Впрочем, как вообще нам – людям – удается донести что-то друг другу?
Существует некое интуитивное представление, когда в слове нам видится какое-то подобие сундучка, который скрывает в себе то, что мы называем определением, значением, смыслом. Это содержимое-смысл всегда остается равным самому себе, и нет абсолютно никакой разницы в том, кто именно и когда будет вскрывать его; любой человек в любое время, подняв крышку, обязан обнаружить там одно и то же, и каждый раз возвращаясь к его содержимому, он будет находить его неизменным. Другое слово – это уже новый сундучок (иной формы, с иной картинкой на крышке, с иным рисунком скоб и ручек) с каким-то другим содержимым. Весь же лексический состав нашего языка – это что-то вроде огромной камеры хранения, заполненной именно такими сундучками. Этим представлением довольствуется, наверное, подавляющее большинство тех, кто изъясняется на одном и том же наречии, и трудности возникают лишь в том случае, когда мы оказываемся не в состоянии распознать то, что скрывает в себе какое-то новое, ранее не встречавшееся нам слово.
А в самом деле, что именно таят в себе слова нашего языка?

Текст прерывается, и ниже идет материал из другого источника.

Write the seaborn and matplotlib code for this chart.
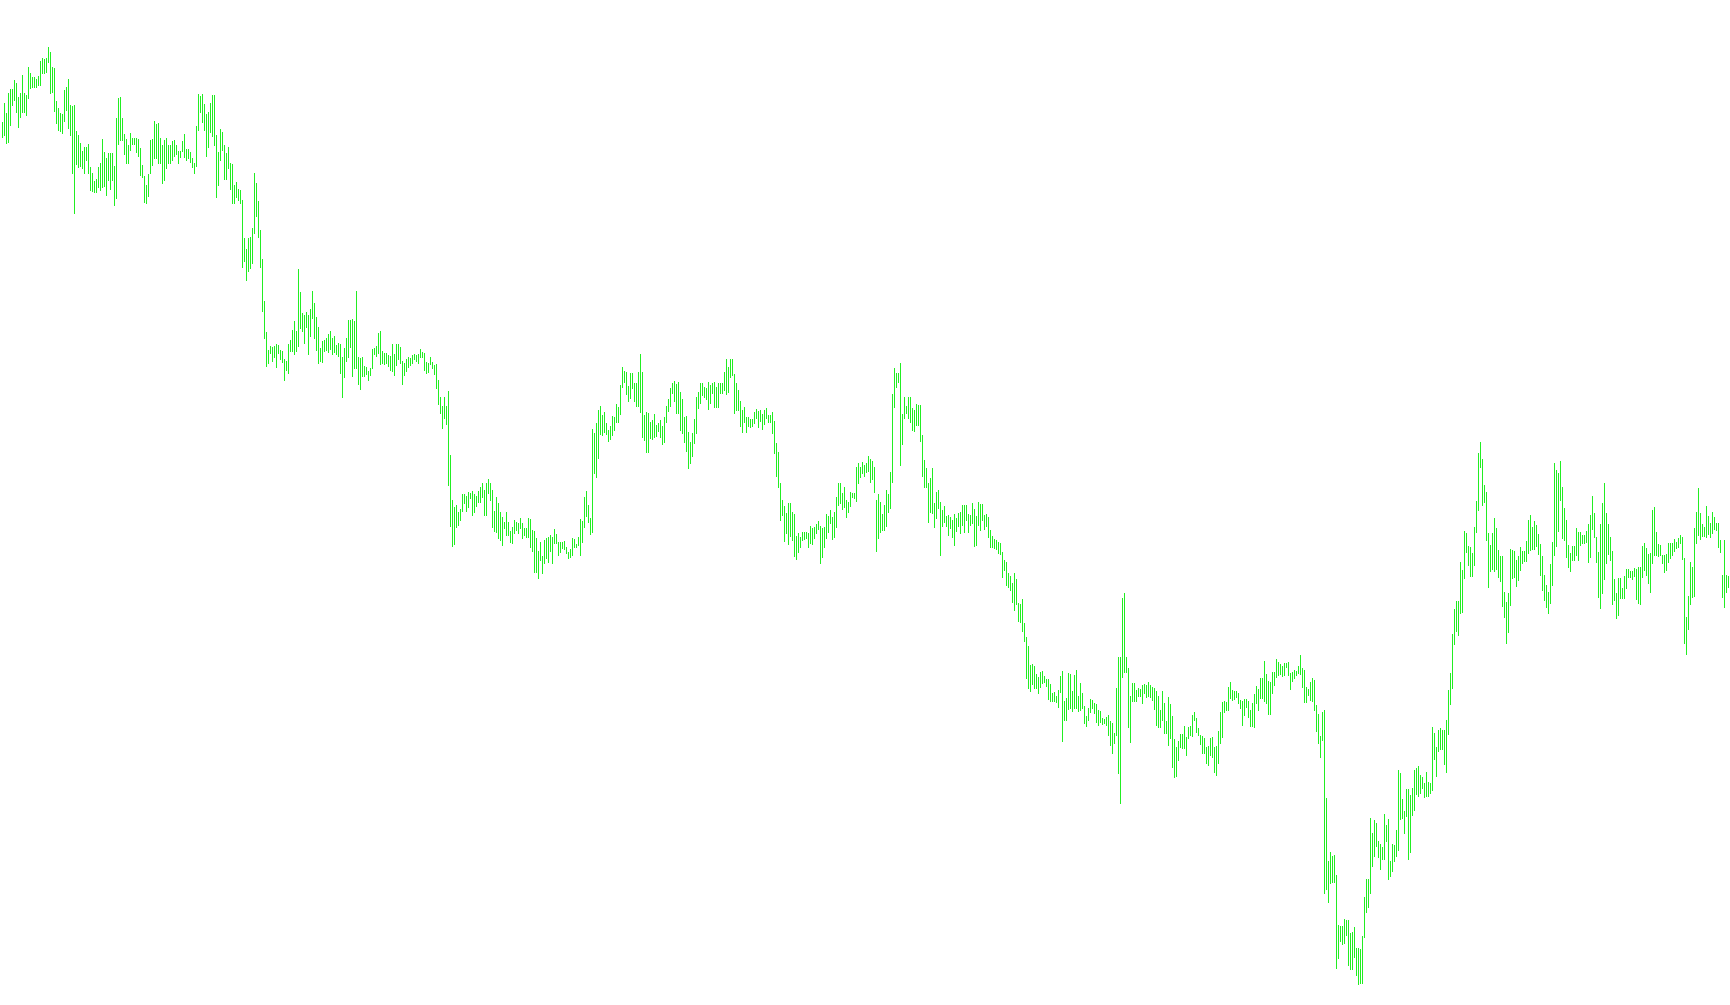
import numpy as np
import matplotlib
matplotlib.use("Agg")
import matplotlib.pyplot as plt
import seaborn as sns

# high / low of each bar (price points)
high = [
    878, 897, 887, 907, 911, 911, 920, 917, 903, 907, 925, 907, 905, 933, 927, 923, 923, 921, 924, 939,
    942, 941, 942, 953, 948, 933, 932, 899, 892, 887, 886, 910, 913, 921, 895, 894, 895, 869, 865, 857,
    849, 853, 853, 856, 833, 827, 819, 821, 833, 837, 861, 848, 842, 847, 847, 847, 834, 882, 902, 903,
    882, 866, 861, 855, 867, 862, 862, 862, 861, 852, 835, 824, 815, 826, 860, 861, 879, 876, 877, 862,
    855, 860, 862, 855, 855, 859, 860, 855, 849, 849, 859, 866, 851, 851, 848, 842, 837, 874, 906, 904,
    906, 896, 886, 888, 897, 905, 905, 865, 848, 871, 868, 855, 847, 853, 837, 836, 815, 818, 811, 810,
    800, 762, 751, 762, 763, 772, 827, 817, 799, 770, 741, 699, 668, 650, 654, 653, 654, 656, 655, 650,
    649, 641, 639, 656, 660, 670, 679, 669, 731, 708, 687, 685, 688, 685, 691, 709, 697, 683, 673, 652,
    659, 660, 662, 666, 669, 662, 664, 655, 657, 656, 643, 652, 662, 680, 680, 681, 679, 709, 643, 642,
    643, 634, 633, 629, 632, 651, 652, 654, 667, 669, 649, 647, 647, 645, 644, 656, 646, 656, 656, 653,
    639, 637, 641, 643, 642, 645, 646, 645, 646, 651, 648, 647, 638, 637, 643, 638, 635, 636, 620, 603,
    594, 603, 594, 609, 545, 500, 493, 495, 488, 491, 506, 506, 504, 508, 507, 509, 506, 504, 509, 513,
    517, 510, 517, 521, 517, 510, 489, 503, 497, 488, 483, 478, 488, 478, 469, 473, 480, 478, 477, 482,
    477, 472, 472, 482, 481, 470, 469, 462, 449, 458, 444, 460, 462, 463, 465, 463, 471, 466, 458, 458,
    458, 459, 453, 448, 451, 462, 461, 456, 463, 481, 479, 503, 509, 495, 482, 571, 567, 577, 590, 594,
    585, 588, 577, 570, 574, 584, 583, 596, 593, 615, 633, 629, 628, 614, 627, 627, 617, 617, 628, 646,
    628, 585, 588, 587, 578, 580, 586, 575, 577, 580, 574, 583, 594, 601, 612, 617, 619, 616, 618, 608,
    601, 583, 584, 568, 558, 567, 581, 603, 608, 617, 617, 613, 612, 618, 615, 617, 618, 613, 617, 617,
    617, 628, 641, 633, 641, 641, 626, 617, 610, 599, 590, 593, 583, 583, 581, 581, 588, 591, 589, 590,
    586, 590, 592, 585, 585, 588, 579, 557, 548, 517, 500, 494, 487, 497, 497, 488, 486, 464, 467, 463,
    468, 468, 468, 467, 474, 472, 473, 476, 479, 474, 472, 473, 486, 484, 490, 483, 488, 503, 517, 517,
    507, 513, 500, 498, 508, 507, 507, 533, 537, 533, 538, 535, 537, 544, 541, 539, 533, 500, 506, 498,
    486, 495, 510, 506, 528, 606, 632, 627, 627, 637, 586, 603, 594, 603, 603, 592, 590, 596, 595, 595,
    565, 540, 532, 517, 522, 532, 497, 508, 510, 498, 490, 494, 484, 485, 483, 480, 486, 482, 487, 488,
    495, 495, 495, 486, 485, 497, 491, 484, 498, 496, 496, 485, 486, 483, 470, 464, 461, 460, 458, 457,
    448, 440, 438, 427, 424, 417, 427, 421, 397, 396, 401, 377, 363, 354, 335, 336, 334, 326, 323, 328,
    329, 324, 321, 321, 316, 307, 308, 304, 310, 324, 329, 299, 302, 327, 326, 309, 325, 330, 304, 317,
    307, 294, 284, 292, 301, 300, 297, 296, 290, 289, 282, 281, 283, 285, 279, 277, 267, 312, 343, 343,
    402, 407, 343, 332, 304, 317, 317, 310, 312, 311, 315, 316, 315, 318, 315, 313, 312, 309, 304, 290,
    309, 297, 279, 303, 296, 284, 261, 253, 259, 266, 266, 274, 263, 273, 274, 285, 288, 282, 272, 265,
    264, 262, 253, 254, 262, 263, 253, 254, 269, 288, 298, 299, 298, 313, 318, 310, 309, 309, 307, 300,
    299, 301, 301, 299, 290, 297, 306, 314, 311, 322, 322, 339, 326, 319, 318, 328, 328, 341, 338, 336,
    334, 337, 337, 338, 327, 328, 330, 329, 334, 345, 332, 330, 313, 311, 318, 322, 320, 295, 286, 264,
    288, 290, 202, 139, 148, 144, 145, 125, 75, 74, 74, 81, 80, 80, 67, 68, 73, 52, 52, 51,
    64, 103, 121, 121, 182, 167, 180, 177, 159, 156, 153, 186, 175, 181, 139, 156, 155, 170, 230, 227,
    201, 189, 211, 211, 205, 212, 230, 232, 234, 225, 223, 217, 228, 218, 217, 273, 267, 253, 270, 272,
    270, 270, 280, 310, 327, 366, 391, 399, 399, 438, 430, 469, 467, 454, 453, 447, 473, 499, 547, 558,
    541, 515, 508, 467, 455, 467, 482, 472, 450, 444, 444, 408, 398, 407, 451, 450, 449, 440, 444, 453,
    449, 449, 459, 480, 485, 473, 479, 475, 466, 456, 444, 425, 415, 408, 436, 458, 537, 530, 527, 539,
    513, 492, 480, 455, 447, 454, 454, 472, 468, 468, 465, 465, 469, 476, 485, 504, 487, 463, 448, 476,
    497, 517, 487, 476, 463, 449, 421, 407, 422, 422, 412, 424, 431, 431, 429, 429, 432, 431, 433, 433,
    454, 457, 452, 446, 447, 490, 493, 468, 456, 455, 445, 445, 446, 457, 457, 457, 461, 458, 462, 465,
    463, 442, 383, 404, 438, 433, 472, 488, 512, 487, 476, 473, 494, 484, 477, 488, 483, 477, 477, 460,
    425, 460, 425, 424,
]
low = [
    863, 865, 857, 858, 875, 895, 900, 888, 873, 883, 888, 888, 885, 902, 912, 913, 913, 913, 915, 915,
    927, 927, 928, 938, 907, 908, 889, 877, 870, 869, 867, 879, 890, 872, 865, 827, 787, 836, 833, 834,
    832, 827, 840, 827, 810, 809, 808, 808, 813, 810, 813, 814, 805, 820, 811, 820, 795, 802, 856, 860,
    860, 846, 837, 837, 850, 856, 856, 848, 844, 825, 823, 798, 797, 804, 827, 835, 842, 842, 837, 837,
    817, 820, 832, 837, 837, 840, 844, 846, 837, 843, 849, 843, 840, 842, 838, 833, 827, 834, 870, 888,
    878, 870, 844, 853, 868, 864, 855, 803, 815, 840, 850, 821, 821, 832, 811, 797, 797, 803, 800, 797,
    733, 739, 720, 729, 732, 737, 767, 784, 763, 733, 689, 662, 634, 637, 647, 639, 643, 633, 647, 641,
    638, 620, 630, 627, 649, 649, 646, 649, 654, 672, 669, 657, 673, 646, 664, 682, 662, 650, 637, 639,
    638, 649, 650, 648, 651, 646, 648, 646, 644, 627, 603, 623, 639, 643, 653, 624, 632, 632, 616, 611,
    624, 624, 626, 620, 625, 632, 646, 644, 647, 636, 637, 636, 637, 634, 630, 629, 625, 635, 641, 637,
    616, 625, 629, 633, 635, 637, 641, 639, 637, 643, 643, 630, 627, 628, 636, 632, 626, 612, 596, 587,
    572, 582, 576, 515, 474, 454, 456, 473, 475, 480, 489, 497, 489, 493, 502, 485, 488, 494, 498, 498,
    503, 485, 485, 507, 500, 473, 469, 468, 462, 460, 455, 472, 465, 465, 458, 457, 467, 470, 467, 472,
    462, 465, 463, 463, 453, 449, 428, 428, 422, 440, 427, 437, 442, 438, 449, 437, 457, 457, 445, 448,
    452, 451, 447, 442, 443, 445, 453, 453, 455, 445, 458, 473, 484, 478, 466, 468, 527, 523, 542, 566,
    565, 568, 566, 559, 561, 565, 570, 578, 578, 586, 613, 618, 606, 599, 602, 612, 599, 594, 594, 588,
    563, 560, 548, 548, 562, 561, 563, 564, 569, 563, 556, 558, 578, 589, 594, 607, 599, 587, 587, 570,
    567, 558, 549, 532, 537, 544, 557, 567, 592, 597, 605, 603, 601, 591, 597, 607, 593, 593, 593, 607,
    607, 610, 606, 608, 623, 625, 587, 590, 590, 574, 568, 578, 568, 574, 573, 574, 577, 582, 573, 579,
    571, 576, 582, 578, 578, 567, 547, 524, 513, 480, 485, 459, 467, 456, 464, 460, 444, 441, 448, 453,
    460, 461, 462, 453, 457, 456, 462, 467, 471, 437, 443, 453, 462, 468, 477, 461, 463, 473, 495, 497,
    491, 493, 483, 488, 494, 503, 502, 499, 517, 523, 527, 524, 528, 529, 518, 521, 508, 449, 462, 468,
    470, 470, 474, 488, 492, 518, 593, 613, 618, 535, 556, 582, 587, 582, 578, 570, 569, 575, 575, 559,
    524, 513, 513, 478, 488, 487, 473, 482, 492, 445, 474, 478, 474, 465, 472, 463, 455, 469, 474, 467,
    475, 468, 480, 468, 475, 477, 454, 455, 475, 470, 480, 471, 474, 463, 453, 453, 452, 451, 447, 446,
    423, 430, 415, 413, 410, 398, 390, 396, 379, 378, 369, 359, 322, 312, 309, 316, 312, 312, 307, 313,
    317, 318, 314, 301, 299, 299, 299, 298, 293, 308, 259, 280, 280, 291, 292, 289, 292, 292, 289, 290,
    292, 277, 274, 280, 288, 292, 287, 278, 275, 278, 276, 277, 275, 265, 255, 247, 257, 265, 227, 197,
    323, 328, 328, 273, 258, 299, 299, 299, 304, 304, 297, 307, 303, 304, 303, 300, 291, 275, 273, 273,
    280, 267, 267, 255, 262, 233, 223, 224, 240, 253, 252, 252, 245, 262, 265, 264, 280, 268, 265, 256,
    247, 247, 237, 235, 245, 243, 228, 225, 237, 257, 263, 288, 290, 290, 302, 300, 301, 303, 297, 292,
    275, 285, 293, 283, 274, 274, 273, 297, 290, 302, 302, 299, 297, 286, 286, 307, 315, 323, 325, 326,
    324, 325, 333, 325, 311, 319, 322, 325, 327, 326, 313, 298, 298, 305, 300, 299, 290, 269, 257, 243,
    260, 107, 111, 98, 117, 118, 118, 32, 42, 59, 56, 57, 65, 35, 31, 31, 43, 25, 16, 17,
    17, 63, 88, 93, 107, 134, 144, 154, 143, 131, 141, 141, 159, 121, 124, 129, 139, 144, 150, 181,
    182, 167, 184, 141, 148, 185, 190, 206, 204, 207, 212, 203, 204, 204, 207, 210, 241, 224, 249, 251,
    251, 236, 228, 266, 296, 312, 356, 369, 365, 387, 388, 422, 448, 435, 424, 424, 435, 468, 490, 533,
    495, 498, 460, 413, 429, 431, 429, 431, 423, 419, 394, 383, 357, 368, 395, 422, 423, 414, 420, 430,
    437, 439, 439, 447, 450, 451, 451, 454, 446, 425, 410, 400, 393, 387, 397, 415, 445, 454, 469, 500,
    462, 460, 443, 433, 429, 440, 440, 445, 440, 455, 457, 457, 458, 438, 443, 471, 463, 438, 403, 392,
    407, 421, 437, 446, 440, 396, 400, 382, 385, 402, 402, 402, 412, 423, 423, 421, 424, 401, 397, 396,
    423, 430, 425, 417, 408, 437, 445, 445, 444, 445, 437, 428, 430, 438, 442, 445, 449, 452, 453, 457,
    441, 357, 346, 371, 396, 403, 404, 457, 465, 461, 464, 464, 463, 466, 463, 467, 471, 470, 453, 448,
    403, 393, 408, 413,
]

BAR_COLOR = "#22ee22"

sns.set_style("white")

high = np.array(high)
low = np.array(low)
idx = np.arange(len(high))

fig = plt.figure(figsize=(17.3, 10.05), dpi=100)
ax = fig.add_axes([0, 0, 1, 1])
ax.vlines(idx, low, high, colors=BAR_COLOR, linewidth=0.7, antialiased=False)

# one bar every 2 px, no margins, no axes
ax.set_xlim(-0.75, 864.25)
ax.set_ylim(-5, 1000)
ax.axis("off")
sns.despine(ax=ax, left=True, bottom=True)

fig.savefig("out.png", dpi=100, facecolor="white")
plt.close(fig)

Вдумаемся в смысл какого-нибудь одного из них. Да вот хотя бы того, о котором идет речь в этих скромных заметках: ведь все сказанное здесь – это в сущности не что иное, как слабая попытка автора дать развернутое определение загадочному существу по имени кошка. Можно, конечно, ограничиться тем, что дают словари: «КОШКИ – род млекопитающих семейства кошачьих. Длина тела 46 – 197 см, хвоста 15– 91 см. 30 видов: рысь, манул, хаус, каракал, дикая кошка, оцелот, пума и др.; распространены широко». Но попробуем представить себе, что мы сообщаем все эти сведения человеку, который никогда до того не видел ее и ничего о ней не слышал, – сумеет ли он составить себе хотя бы приблизительное представление о кошке (полно, да поймет ли он вообще о чем идет речь)? Так что краткой словарной статьи совершенно недостаточно для знакомства, и всякий, кто действительно заинтересуется этим животным, потребует куда более развернутых определений. Вот и автор, пытаясь уяснить что-то прежде всего самому себе, углубился в размышления о нем именно по этой простой причине.